Exercise details: Set the data down again, exactly as it reads, but without the pictures.

Recorded information:
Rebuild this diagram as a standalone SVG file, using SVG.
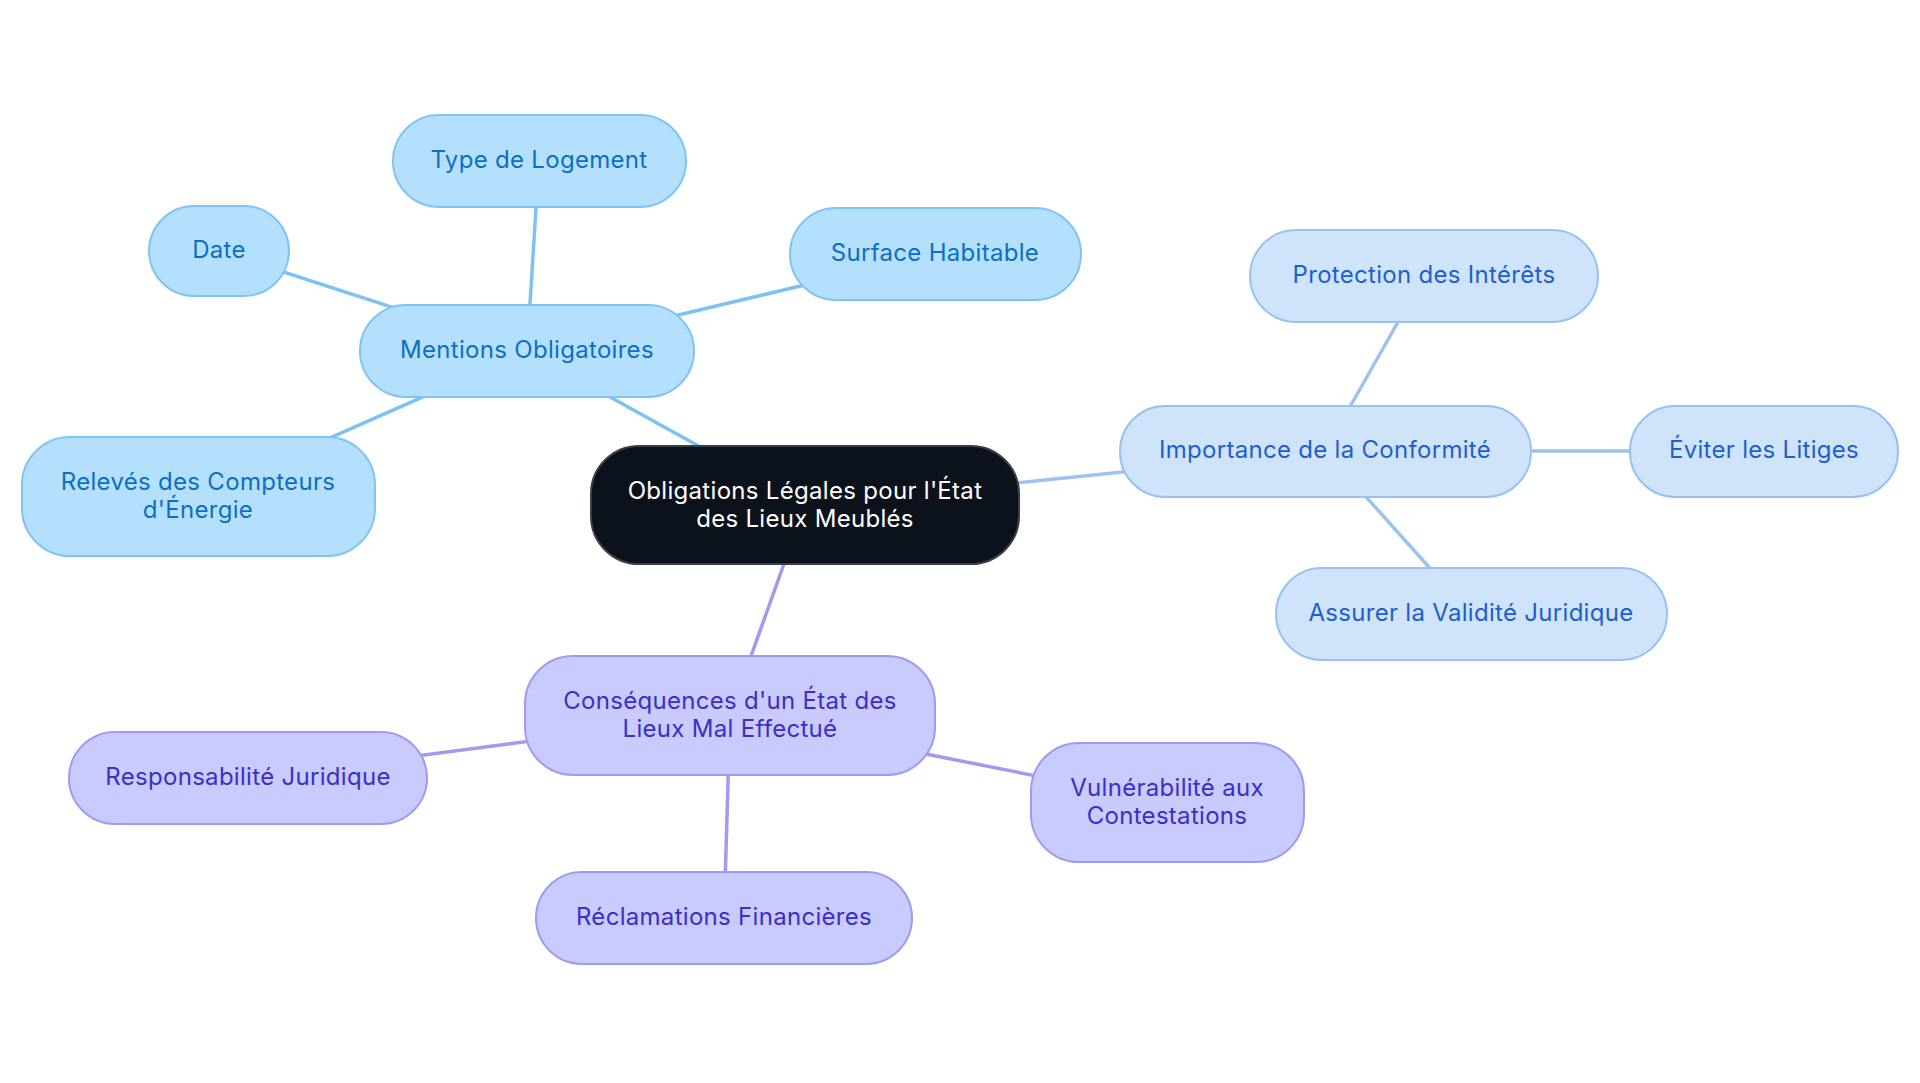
<svg xmlns="http://www.w3.org/2000/svg" width="1920" height="1083" viewBox="0 0 1920 1083">
<style>
text{font-family:"Inter","Noto Sans","Liberation Sans",sans-serif;font-size:24px;letter-spacing:0.3px;text-anchor:middle;dominant-baseline:central}
.b rect{fill:#b4e0fd;stroke:#7fc4f4;stroke-width:2}
.b text{fill:#0b6fc4}
.c rect{fill:#cfe3fb;stroke:#98c3f1;stroke-width:2}
.c text{fill:#1d5fcc}
.p rect{fill:#c9cafd;stroke:#9d9cf0;stroke-width:2}
.p text{fill:#3a2fc6}
.root rect{fill:#0c121b;stroke:#3a3f47;stroke-width:2}
.root text{fill:#ffffff}
#edges line{stroke-width:3.5;fill:none}
.eb{stroke:#7fc2f1}
.ec{stroke:#9cc3ef}
.ep{stroke:#9d9cf0}
</style>
<rect width="1920" height="1083" fill="#ffffff"/>
<g id="edges">
<line class="eb" x1="805" y1="505" x2="527" y2="351"/>
<line class="ec" x1="805" y1="505" x2="1325" y2="451"/>
<line class="ep" x1="805" y1="505" x2="730" y2="715"/>
<line class="eb" x1="527" y1="351" x2="539" y2="161"/>
<line class="eb" x1="527" y1="351" x2="219" y2="251"/>
<line class="eb" x1="527" y1="351" x2="935" y2="254"/>
<line class="eb" x1="527" y1="351" x2="198" y2="496"/>
<line class="ec" x1="1325" y1="451" x2="1424" y2="276"/>
<line class="ec" x1="1325" y1="451" x2="1764" y2="451"/>
<line class="ec" x1="1325" y1="451" x2="1471" y2="614"/>
<line class="ep" x1="730" y1="715" x2="248" y2="778"/>
<line class="ep" x1="730" y1="715" x2="724" y2="918"/>
<line class="ep" x1="730" y1="715" x2="1167" y2="802"/>
</g>
<g id="root" class="root">
<rect x="591" y="446" width="428" height="118" rx="48"/>
<text x="805" y="490">Obligations Légales pour l'État</text>
<text x="805" y="518">des Lieux Meublés</text>
</g>
<g id="mentions" class="b">
<rect x="360" y="305" width="334" height="92" rx="46"/>
<text x="527" y="349">Mentions Obligatoires</text>
</g>
<g id="type" class="b">
<rect x="393" y="115" width="293" height="92" rx="46"/>
<text x="539" y="159">Type de Logement</text>
</g>
<g id="date" class="b">
<rect x="149" y="206" width="140" height="90" rx="45"/>
<text x="219" y="249">Date</text>
</g>
<g id="surface" class="b">
<rect x="790" y="208" width="291" height="92" rx="46"/>
<text x="935" y="252">Surface Habitable</text>
</g>
<g id="releves" class="b">
<rect x="22" y="437" width="353" height="119" rx="48"/>
<text x="198" y="481">Relevés des Compteurs</text>
<text x="198" y="509">d'Énergie</text>
</g>
<g id="importance" class="c">
<rect x="1120" y="406" width="411" height="91" rx="45"/>
<text x="1325" y="449">Importance de la Conformité</text>
</g>
<g id="protection" class="c">
<rect x="1250" y="230" width="348" height="92" rx="46"/>
<text x="1424" y="274">Protection des Intérêts</text>
</g>
<g id="eviter" class="c">
<rect x="1630" y="406" width="268" height="91" rx="45"/>
<text x="1764" y="449">Éviter les Litiges</text>
</g>
<g id="assurer" class="c">
<rect x="1276" y="568" width="391" height="92" rx="46"/>
<text x="1471" y="612">Assurer la Validité Juridique</text>
</g>
<g id="consequences" class="p">
<rect x="525" y="656" width="410" height="119" rx="48"/>
<text x="730" y="700">Conséquences d'un État des</text>
<text x="730" y="728">Lieux Mal Effectué</text>
</g>
<g id="responsabilite" class="p">
<rect x="69" y="732" width="358" height="92" rx="46"/>
<text x="248" y="776">Responsabilité Juridique</text>
</g>
<g id="reclamations" class="p">
<rect x="536" y="872" width="376" height="92" rx="46"/>
<text x="724" y="916">Réclamations Financières</text>
</g>
<g id="vulnerabilite" class="p">
<rect x="1031" y="743" width="273" height="119" rx="48"/>
<text x="1167" y="787">Vulnérabilité aux</text>
<text x="1167" y="815">Contestations</text>
</g>
</svg>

Exercise output:
Rebuild this diagram as a standalone SVG file, using SVG.
<svg xmlns="http://www.w3.org/2000/svg" width="1920" height="1083" viewBox="0 0 1920 1083">
<style>
text{font-family:"Inter","Noto Sans","Liberation Sans",sans-serif;font-size:24px;letter-spacing:0.3px;text-anchor:middle;dominant-baseline:central}
.b rect{fill:#b4e0fd;stroke:#7fc4f4;stroke-width:2}
.b text{fill:#0b6fc4}
.c rect{fill:#cfe3fb;stroke:#98c3f1;stroke-width:2}
.c text{fill:#1d5fcc}
.p rect{fill:#c9cafd;stroke:#9d9cf0;stroke-width:2}
.p text{fill:#3a2fc6}
.root rect{fill:#0c121b;stroke:#3a3f47;stroke-width:2}
.root text{fill:#ffffff}
#edges line{stroke-width:3.5;fill:none}
.eb{stroke:#7fc2f1}
.ec{stroke:#9cc3ef}
.ep{stroke:#9d9cf0}
</style>
<rect width="1920" height="1083" fill="#ffffff"/>
<g id="edges">
<line class="eb" x1="805" y1="505" x2="527" y2="351"/>
<line class="ec" x1="805" y1="505" x2="1325" y2="451"/>
<line class="ep" x1="805" y1="505" x2="730" y2="715"/>
<line class="eb" x1="527" y1="351" x2="539" y2="161"/>
<line class="eb" x1="527" y1="351" x2="219" y2="251"/>
<line class="eb" x1="527" y1="351" x2="935" y2="254"/>
<line class="eb" x1="527" y1="351" x2="198" y2="496"/>
<line class="ec" x1="1325" y1="451" x2="1424" y2="276"/>
<line class="ec" x1="1325" y1="451" x2="1764" y2="451"/>
<line class="ec" x1="1325" y1="451" x2="1471" y2="614"/>
<line class="ep" x1="730" y1="715" x2="248" y2="778"/>
<line class="ep" x1="730" y1="715" x2="724" y2="918"/>
<line class="ep" x1="730" y1="715" x2="1167" y2="802"/>
</g>
<g id="root" class="root">
<rect x="591" y="446" width="428" height="118" rx="48"/>
<text x="805" y="490">Obligations Légales pour l'État</text>
<text x="805" y="518">des Lieux Meublés</text>
</g>
<g id="mentions" class="b">
<rect x="360" y="305" width="334" height="92" rx="46"/>
<text x="527" y="349">Mentions Obligatoires</text>
</g>
<g id="type" class="b">
<rect x="393" y="115" width="293" height="92" rx="46"/>
<text x="539" y="159">Type de Logement</text>
</g>
<g id="date" class="b">
<rect x="149" y="206" width="140" height="90" rx="45"/>
<text x="219" y="249">Date</text>
</g>
<g id="surface" class="b">
<rect x="790" y="208" width="291" height="92" rx="46"/>
<text x="935" y="252">Surface Habitable</text>
</g>
<g id="releves" class="b">
<rect x="22" y="437" width="353" height="119" rx="48"/>
<text x="198" y="481">Relevés des Compteurs</text>
<text x="198" y="509">d'Énergie</text>
</g>
<g id="importance" class="c">
<rect x="1120" y="406" width="411" height="91" rx="45"/>
<text x="1325" y="449">Importance de la Conformité</text>
</g>
<g id="protection" class="c">
<rect x="1250" y="230" width="348" height="92" rx="46"/>
<text x="1424" y="274">Protection des Intérêts</text>
</g>
<g id="eviter" class="c">
<rect x="1630" y="406" width="268" height="91" rx="45"/>
<text x="1764" y="449">Éviter les Litiges</text>
</g>
<g id="assurer" class="c">
<rect x="1276" y="568" width="391" height="92" rx="46"/>
<text x="1471" y="612">Assurer la Validité Juridique</text>
</g>
<g id="consequences" class="p">
<rect x="525" y="656" width="410" height="119" rx="48"/>
<text x="730" y="700">Conséquences d'un État des</text>
<text x="730" y="728">Lieux Mal Effectué</text>
</g>
<g id="responsabilite" class="p">
<rect x="69" y="732" width="358" height="92" rx="46"/>
<text x="248" y="776">Responsabilité Juridique</text>
</g>
<g id="reclamations" class="p">
<rect x="536" y="872" width="376" height="92" rx="46"/>
<text x="724" y="916">Réclamations Financières</text>
</g>
<g id="vulnerabilite" class="p">
<rect x="1031" y="743" width="273" height="119" rx="48"/>
<text x="1167" y="787">Vulnérabilité aux</text>
<text x="1167" y="815">Contestations</text>
</g>
</svg>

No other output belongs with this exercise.